07/21/2011

Visit to the Harapan Rainforest climate project

Half way through the four-year term of the Harapan Rainforest climate change mitigation project in the Indonesian rainforest, high-ranking international representatives from political institutions, the private sector and non-governmental associations visited the species-rich project region on the island of Sumatra. 

Half way through the four-year term of the Harapan Rainforest climate change mitigation project in the Indonesian rainforest, high-ranking international representatives from political institutions, the private sector and non-governmental associations visited the species-rich project region on the island of Sumatra. The visiting party included Dr. Rudolf Specht from the Federal Ministry for the Environment, Nature Conservation and Nuclear Safety (BMU), representatives from the German Embassy and Olaf Tschimpke, President of the German Nature and Biodiversity Conservation Union NABU, along with project participants and promoters from the United Kingdom and Singapore and representatives of the responsible Indonesian authorities. Apart from a formal reception and a joint tree-planting event, the main focus of the visit was an appraisal of the project work carried out to date. 

Since the end of 2009 the BMU has supported the Harapan Rainforest project with more than 7.5 million euros from International Climate Initiative (ICI) funds provided via KfW Entwicklungsbank. In a partnership arrangement with NABU and its British BirdLife partner the Royal Society for the Protection of Birds (RSPB), the Indonesian rainforest foundation Yayasan KEHI is working to restore destroyed habitats and ensure effective, long-term protection of the species-rich forest. As a contribution to preserving the forest and restoring it to its natural state as an important carbon sink, a number of nurseries have now been established where up to three million saplings will be grown this year. This will allow the replanting of over 2,700 hectares of degraded rainforest. To achieve that, more than 170 'green jobs' have been created for the local population in the field of forest conservation. Some communities are operating their own nurseries in the project area. There are also two mobile schools for the indigenous population, and a doctor to provide them with medical care. 

The Harapan Rainforest is one of the first areas in Indonesia to be earmarked for ecosystem restoration.

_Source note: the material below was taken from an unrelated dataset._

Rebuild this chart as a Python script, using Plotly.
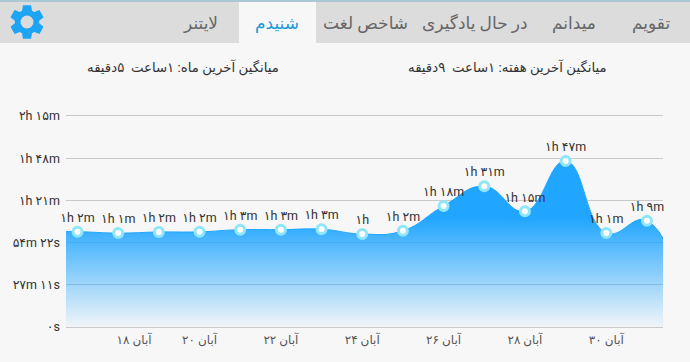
import math
import plotly.graph_objects as go

W, H = 690, 362
PLOT_L, PLOT_R, PLOT_T, PLOT_B = 66, 663, 114.4, 328.6

days = [16, 17, 18, 19, 20, 21, 22, 23, 24, 25, 26, 27, 28, 29, 30, 31, 32]
minutes = [61.5, 61.4, 60.5, 61.2, 61.3, 62.7, 62.7, 63.0, 59.9, 62.0, 78.0, 90.7, 74.5, 106.9, 60.5, 68.5, 5.0]
labels = ["", "۱h ۲m", "۱h ۱m", "۱h ۲m", "۱h ۲m", "۱h ۳m", "۱h ۳m", "۱h ۳m", "۱h", "۱h ۲m",
          "۱h ۱۸m", "۱h ۳۱m", "۱h ۱۵m", "۱h ۴۷m", "۱h ۱m", "۱h ۹m", ""]
ytick_vals = [0, 27.18, 54.37, 81.55, 108.73, 135.92]
ytick_text = ["۰s", "۲۷m ۱۱s", "۵۴m ۲۲s", "۱h ۲۱m", "۱h ۴۸m", "۲h ۱۵m"]
xtick_vals = [18.39, 20, 22, 24, 26, 28, 30]
xtick_text = ["۱۸ آبان", "۲۰ آبان", "۲۲ آبان", "۲۴ آبان", "۲۶ آبان", "۲۸ آبان", "۳۰ آبان"]
tabs = ["لایتنر", "شنیدم", "شاخص لغت", "در حال یادگیری", "میدانم", "تقویم"]
tab_x = [200, 277, 365, 475, 574, 651]
summary = ["میانگین آخرین ماه: ۱ساعت  ۵دقیقه", "میانگین آخرین هفته: ۱ساعت  ۹دقیقه"]
summary_x = [183, 507]

FONT = "Roboto, 'Noto Sans', 'DejaVu Sans', sans-serif"
TEXT = "#333333"
BLUE = "33,166,255"

fx = lambda p: p / W
fy = lambda p: 1 - p / H


def gear_path(cx, cy):
    pts = []
    teeth = 6
    for i in range(teeth):
        a = 2 * math.pi * i / teeth - math.pi / 2
        for da, r in [(-0.42, 12.2), (-0.24, 17.2), (0.24, 17.2), (0.42, 12.2)]:
            pts.append((cx + r * math.cos(a + da), cy + r * math.sin(a + da)))
    d = "M" + " L".join(f"{fx(x):.5f},{fy(y):.5f}" for x, y in pts) + " Z"
    return d


fig = go.Figure()
fig.add_trace(go.Scatter(
    x=days, y=minutes, mode="lines",
    line=dict(shape="spline", smoothing=1.3, color=f"rgb({BLUE})", width=1),
    fill="tozeroy",
    fillgradient=dict(type="vertical", start=70, stop=0,
                      colorscale=[[0, f"rgba({BLUE},1)"], [1, f"rgba({BLUE},0.03)"]]),
    hoverinfo="skip", showlegend=False,
))
fig.add_trace(go.Scatter(
    x=days[1:-1], y=minutes[1:-1], mode="markers+text",
    text=labels[1:-1], textposition="top center",
    textfont=dict(family=FONT, size=12.5, color=TEXT),
    marker=dict(size=9, color="white", line=dict(color="#8fe6f8", width=3)),
    cliponaxis=False, hoverinfo="skip", showlegend=False,
))

shapes = [
    dict(type="rect", xref="paper", yref="paper", x0=0, x1=1, y0=fy(43), y1=fy(0),
         fillcolor="#dcdcdc", line_width=0, layer="below"),
    dict(type="rect", xref="paper", yref="paper", x0=fx(239), x1=fx(316), y0=fy(43), y1=fy(0),
         fillcolor="#f7f7f7", line_width=0, layer="below"),
    dict(type="rect", xref="paper", yref="paper", x0=0, x1=1, y0=fy(2), y1=fy(0),
         fillcolor="#a9c8d4", line_width=0, layer="below"),
    dict(type="path", xref="paper", yref="paper", path=gear_path(27, 22),
         fillcolor="#1ea4f4", line_width=0),
    dict(type="circle", xref="paper", yref="paper", x0=fx(20.5), x1=fx(33.5), y0=fy(28.5), y1=fy(15.5),
         fillcolor="#dcdcdc", line_width=0),
]
annotations = []
for t, x in zip(tabs, tab_x):
    active = t == "شنیدم"
    annotations.append(dict(text=t, xref="paper", yref="paper", x=fx(x), y=fy(23), showarrow=False,
                            xanchor="center", yanchor="middle",
                            font=dict(family=FONT, size=17, color="#1a9bd7" if active else "#666666")))
for t, x in zip(summary, summary_x):
    annotations.append(dict(text=t, xref="paper", yref="paper", x=fx(x), y=fy(67), showarrow=False,
                            xanchor="center", yanchor="middle",
                            font=dict(family=FONT, size=13.3, color=TEXT)))

x_per_px = (days[2] - days[1]) / 40.6
fig.update_layout(
    width=W, height=H,
    margin=dict(l=0, r=0, t=0, b=0, autoexpand=False),
    paper_bgcolor="#f7f7f7", plot_bgcolor="#f7f7f7",
    font=dict(family=FONT, size=13, color=TEXT),
    showlegend=False,
    shapes=shapes, annotations=annotations,
    xaxis=dict(domain=[fx(PLOT_L), fx(PLOT_R)],
               range=[17 - (77.5 - PLOT_L) * x_per_px, 31 + (PLOT_R - 647) * x_per_px],
               tickmode="array", tickvals=xtick_vals, ticktext=xtick_text,
               showgrid=False, zeroline=False, showline=False, ticks="",
               ticklabelstandoff=2,
               tickfont=dict(family=FONT, size=12, color="#555555")),
    yaxis=dict(domain=[fy(PLOT_B), fy(PLOT_T)], range=[-1, 136.9],
               tickmode="array", tickvals=ytick_vals, ticktext=ytick_text,
               showgrid=True, gridcolor="#c9c9c9", gridwidth=1, zeroline=False,
               showline=False, ticks="", ticklen=0, ticklabelstandoff=5,
               tickfont=dict(family=FONT, size=12.5, color=TEXT)),
)
fig.write_html("out.html", config={"displayModeBar": False},
               post_script="document.body.style.margin='0';document.documentElement.style.overflow='hidden';")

As a pilot project it can serve as a model for a further 24 million hectares of tropical forest in Indonesia that are currently neither actively managed nor protected. The project region is larger than Berlin, covering an area of roughly 1,000 square kilometres, and is home to innumerable species of flora and fauna at risk of extinction, including the Sumatran tiger, the Sumatran elephant, the Malayan tapir and the Storm's stork, the rarest species of stork in the world. The restoration and protection of this region is intended to save around 10 to 15 million tonnes of CO2 in the course of 30 years.